On a local note, Cliftons also recognises we are all part of the journey towards a nation strengthened by celebrating and recognising the history, culture, and achievements of Aboriginal and Torres Strait Islander peoples. We’re consciously incorporating native ingredients into our menu offerings to deepen our understanding and appreciation for the rich traditions of Australia’s First Nations peoples for NAIDOC Week. This included dishes like mini quiches with tomato and purslane relish, Davidson plum panna cotta with fresh berries, spinach and ricotta rolls with beetroot and anise myrtle relish and more! Our chefs have also used a variety of native ingredients, such as wattleseed, pepperberrry nuts, quandong, macadamia, and Davidson plum, to create our delicious treats. Based on the incredible success of this in 2024, we’ll be continuing to extend our recognition of Indigenous culture via our menu throughout the year.

Drinks have evolved too

Over the years, beverage choices have become a more important part of our catering services too. All Cliftons venues are now fully licensed, with a range of wine, beers, juices and soft drinks, hand-selected by our team to ensure great quality at exceptional value. (Fun fact: Cliftons CEO Vanessa Green is also an international wine judge, so we take our selections seriously!) We also provide a range of fabulous festive cocktails, with the capacity to host everything from simple networking drinks through to truly celebratory parties.

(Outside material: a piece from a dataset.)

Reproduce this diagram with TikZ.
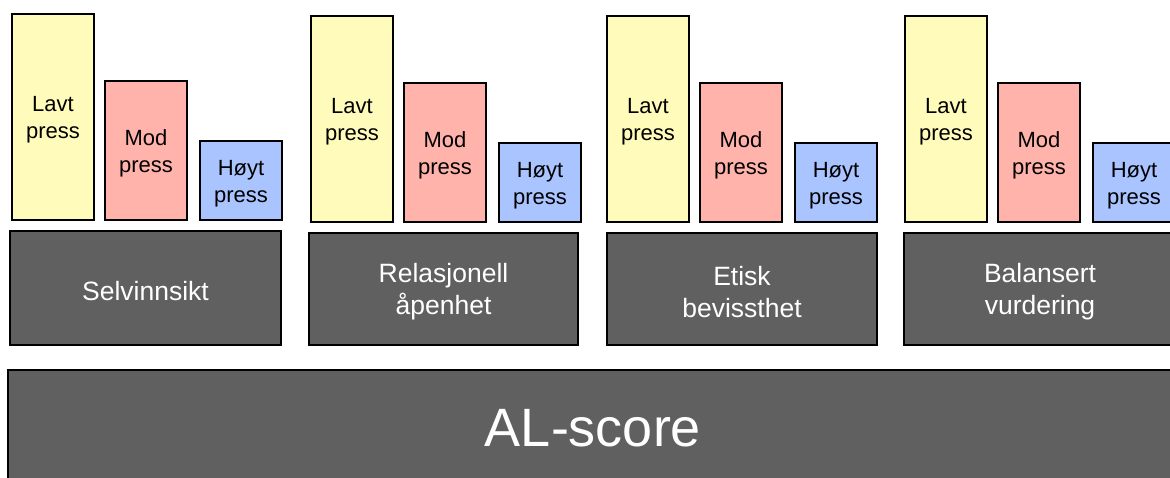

And of course, no business meeting or event would be complete these days without coffee. We’ve progressed from urns of brewed coffee to fresh ground machine made coffees, as well as in-house baristas at selected venues. We offer a range of imported and locally roasted beans to suit the needs and preferences of our guests. All of our venues feature the latest in high quality coffee machines to freshly grind beans for each cup to make espresso to cappuccinos, macchiato and everything in between with a range of plant based milks on offer.

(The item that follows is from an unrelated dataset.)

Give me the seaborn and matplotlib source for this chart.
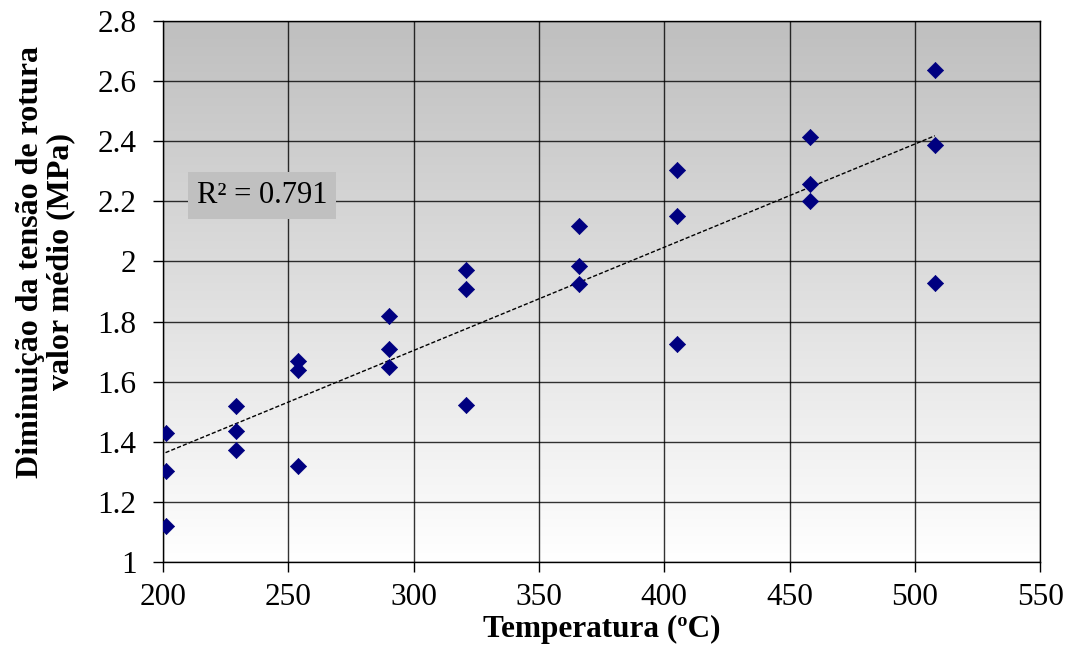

Thank you for letting us continue to feed and nourish you

Over the years, we’ve had the privilege of feeding millions of delegates and serving thousands of meals, and during this journey, we’ve gained valuable insights into the evolving culinary landscape. One thing remains constant: the power of food to bring people together, spark conversations, and create lasting impressions.

As we continue to evolve and innovate, we are committed to staying ahead of culinary trends while honouring the timeless traditions that have made our events remarkable experiences.